Pin SEO: keywords that matter
Pinterest is a search engine. Treat it like one. Use these keywords in your pin titles, descriptions, and board names:
- wedding vow writing tips
- how to write personal wedding vows
- wedding vow ideas
- wedding vow prompts
- wedding vow template
- writing vows for him / for her
- wedding vow examples personal
- how to start wedding vows
- wedding ceremony vows
- DIY wedding vows
Sprinkle these naturally through your pin descriptions. Don’t keyword-stuff - Pinterest’s algorithm is smarter than that now. Write descriptions that read like helpful sentences, not keyword lists.
The compounding effect
Here’s what most people miss about Pinterest affiliate marketing.
Month one, you create 10 pins. They get some impressions, a few clicks. Not exciting.
Month three, those 10 pins have been indexed. They’re showing up in search. You’ve added 20 more pins. Now you have 30 assets working for you.
Month six, your best-performing pins are getting reshared by other users. Your boards are ranking. You’re getting clicks you didn’t actively generate.
Month twelve, you have 60+ pins across multiple boards, all pointing to your affiliate link or to blog posts containing your affiliate link. The traffic is steady and growing without you creating new content every day.
This is the opposite of Instagram or TikTok, where you’re on a content treadmill. Pinterest rewards consistency and patience. The work you do now pays off for months and years.
Realistic numbers
A Pinterest account focused on wedding content with 50,000 monthly impressions:
- 1% click-through = 500 clicks/month
- Assuming 3% of clicks go to your affiliate link = 15 affiliate clicks
- 5% conversion = 0.75 sales/month
That’s about $39/month or $464/year - and those numbers grow as your pin library grows. Creators with 200,000+ monthly impressions can realistically 4x–5x those figures.

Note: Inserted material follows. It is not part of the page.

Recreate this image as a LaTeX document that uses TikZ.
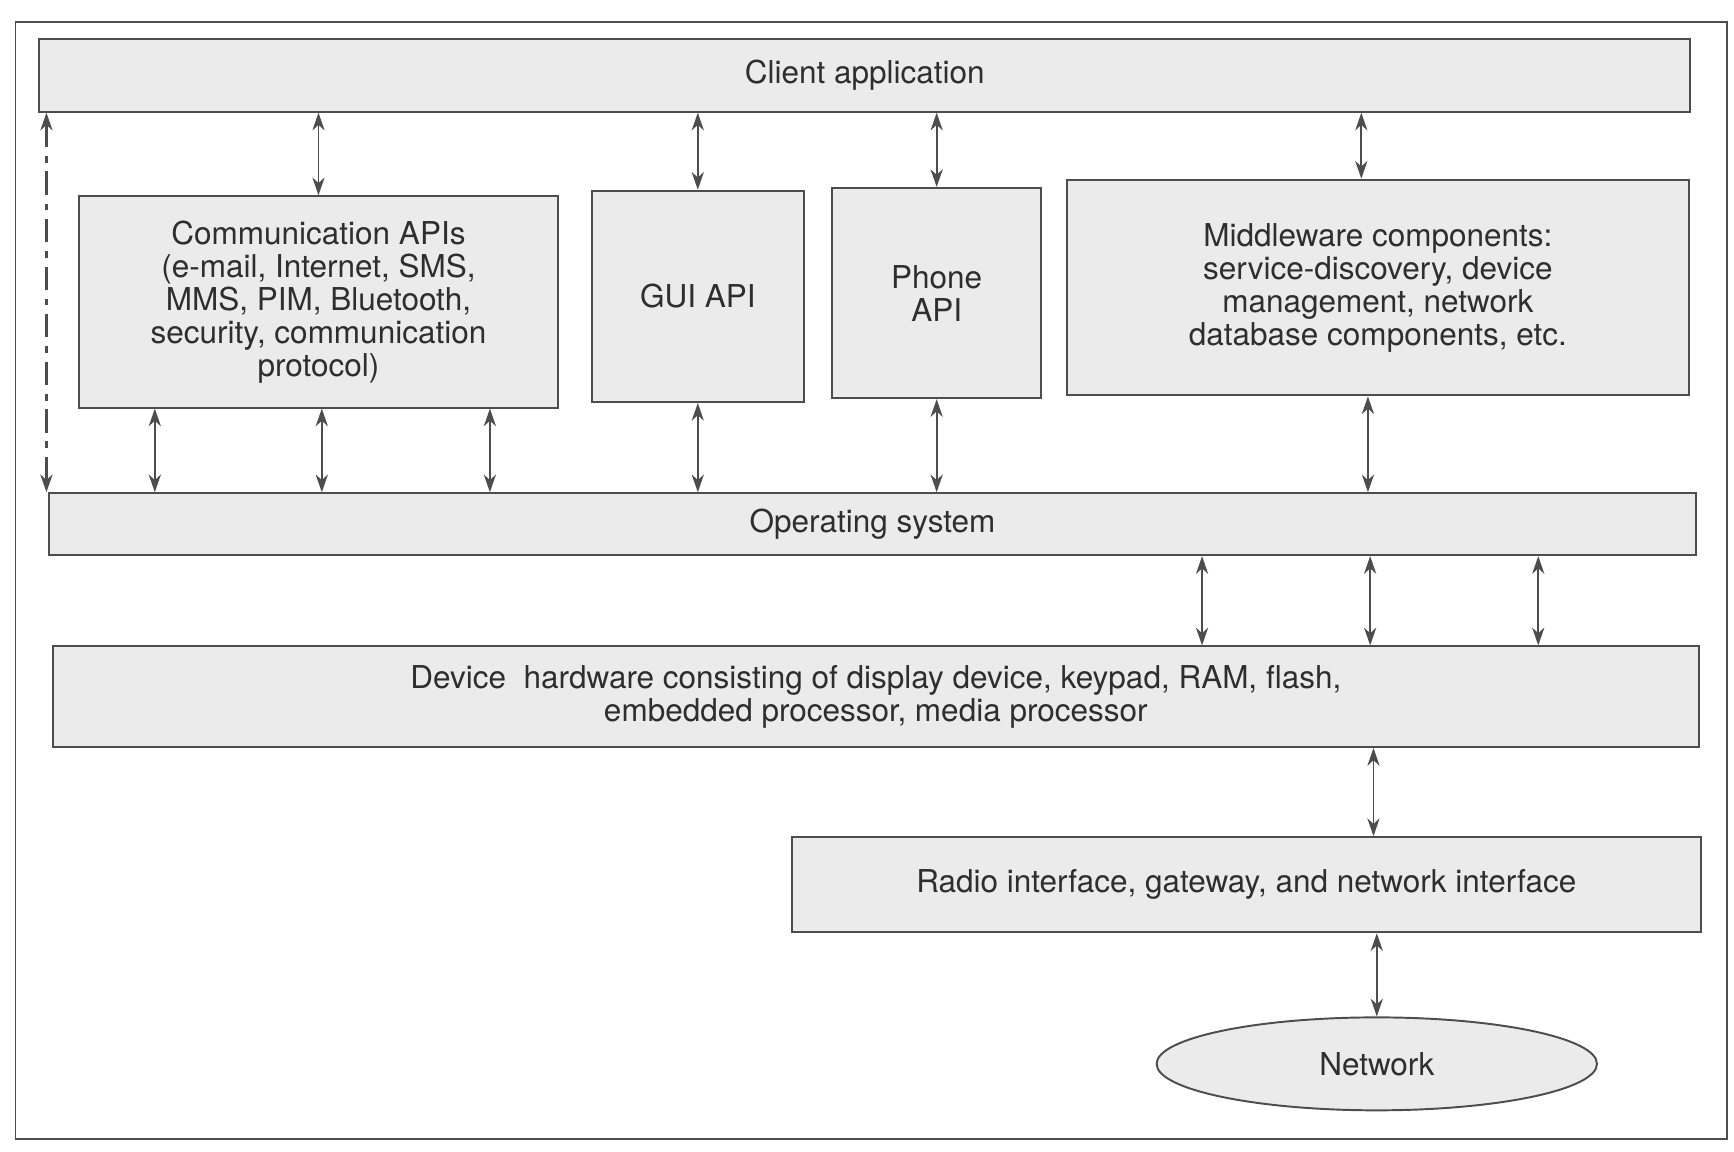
\documentclass[tikz,border=0pt]{standalone}
\usepackage{fontspec}
\setmainfont{TeX Gyre Heros}
\usetikzlibrary{arrows.meta,shapes.geometric}

\definecolor{boxgray}{HTML}{EBEBEB}
\definecolor{linegray}{HTML}{4D4D4D}
\definecolor{textgray}{HTML}{2E2E2E}

\tikzset{
  layer/.style={draw=linegray, fill=boxgray, line width=0.5pt, inner sep=0pt,
    text=textgray, align=center, font=\fontsize{8.1}{8.5}\selectfont},
  tip/.style={Stealth[length=1.6mm, width=1.1mm, inset=0.5mm]},
  link/.style={{Stealth[length=1.6mm, width=1.1mm, inset=0.5mm]}-{Stealth[length=1.6mm, width=1.1mm, inset=0.5mm]},
    draw=linegray, line width=0.45pt},
  dashdot/.style={dash pattern=on 2.1mm off 0.8mm on 0.6mm off 0.8mm, line width=0.6pt},
}

\begin{document}
\begin{tikzpicture}[x=0.01cm, y=-0.01cm]
  \useasboundingbox (0,0) rectangle (1568,1041);
  \draw[linegray, line width=0.5pt] (14,20) rectangle (1562,1030);

  % software stack
  \node[layer, minimum width=14.92cm, minimum height=0.66cm] (client) at (782,68) {Client application};
  \node[layer, minimum width=4.33cm, minimum height=1.91cm] (comm) at (288,273)
    {Communication APIs\\(e-mail, Internet, SMS,\\MMS, PIM, Bluetooth,\\security, communication\\protocol)};
  \node[layer, minimum width=1.92cm, minimum height=1.91cm] (gui) at (631,268) {GUI API};
  \node[layer, minimum width=1.89cm, minimum height=1.90cm] (phone) at (847,265) {Phone\\API};
  \node[layer, minimum width=5.62cm, minimum height=1.95cm] (mid) at (1246,260)
    {Middleware components:\\service-discovery, device\\management, network\\database components, etc.};
  \node[layer, minimum width=14.88cm, minimum height=0.56cm] (os) at (789,474) {Operating system};

  % hardware and network side
  \node[layer, minimum width=14.88cm, minimum height=0.91cm] (device) at (792,630)
    {Device\ \ hardware consisting of display device, keypad, RAM, flash,\\embedded processor, media processor};
  \node[layer, minimum width=8.22cm, minimum height=0.86cm] (radio) at (1127,800)
    {Radio interface, gateway, and network interface};
  \node[layer, ellipse, minimum width=3.98cm, minimum height=0.84cm] (network) at (1245,962) {Network};

  % connectors
  \draw[link] (client.south -| comm) -- (comm.north);
  \draw[link] (client.south -| gui) -- (gui.north);
  \draw[link] (client.south -| phone) -- (phone.north);
  \draw[link] (client.south -| 1231,0) -- (mid.north -| 1231,0);
  \draw[link, dashdot] (client.south -| 42,0) -- (os.north -| 42,0);
  \foreach \x in {140,291,443}
    \draw[link] (comm.south -| \x,0) -- (os.north -| \x,0);
  \draw[link] (gui.south) -- (os.north -| gui);
  \draw[link] (phone.south) -- (os.north -| phone);
  \draw[link] (mid.south -| 1237,0) -- (os.north -| 1237,0);
  \foreach \x in {1087,1239,1391}
    \draw[link] (os.south -| \x,0) -- (device.north -| \x,0);
  \draw[link] (device.south -| 1242,0) -- (radio.north -| 1242,0);
  \draw[link] (radio.south -| network) -- (network.north);
\end{tikzpicture}
\end{document}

The key insight: you’re not relying on any single pin to go viral. You’re building a library. Each pin is a small, persistent traffic source. They add up.
How to get started
- Apply to the Vows.you affiliate program - free, takes two minutes
- Create your first 5 pins - use the content ideas above
- Optimize your boards - create or rename a board for vow-writing content
- Link everything properly - direct pins to your affiliate URL or to blog posts with embedded affiliate links
- Keep pinning - 3-5 new pins per week is plenty. Consistency over volume.
Pinterest is a slow build, but it’s a durable one. Every pin you create today is an asset that can drive affiliate income for the next two years. In a space as evergreen as wedding planning, that’s about as close to passive income as it gets.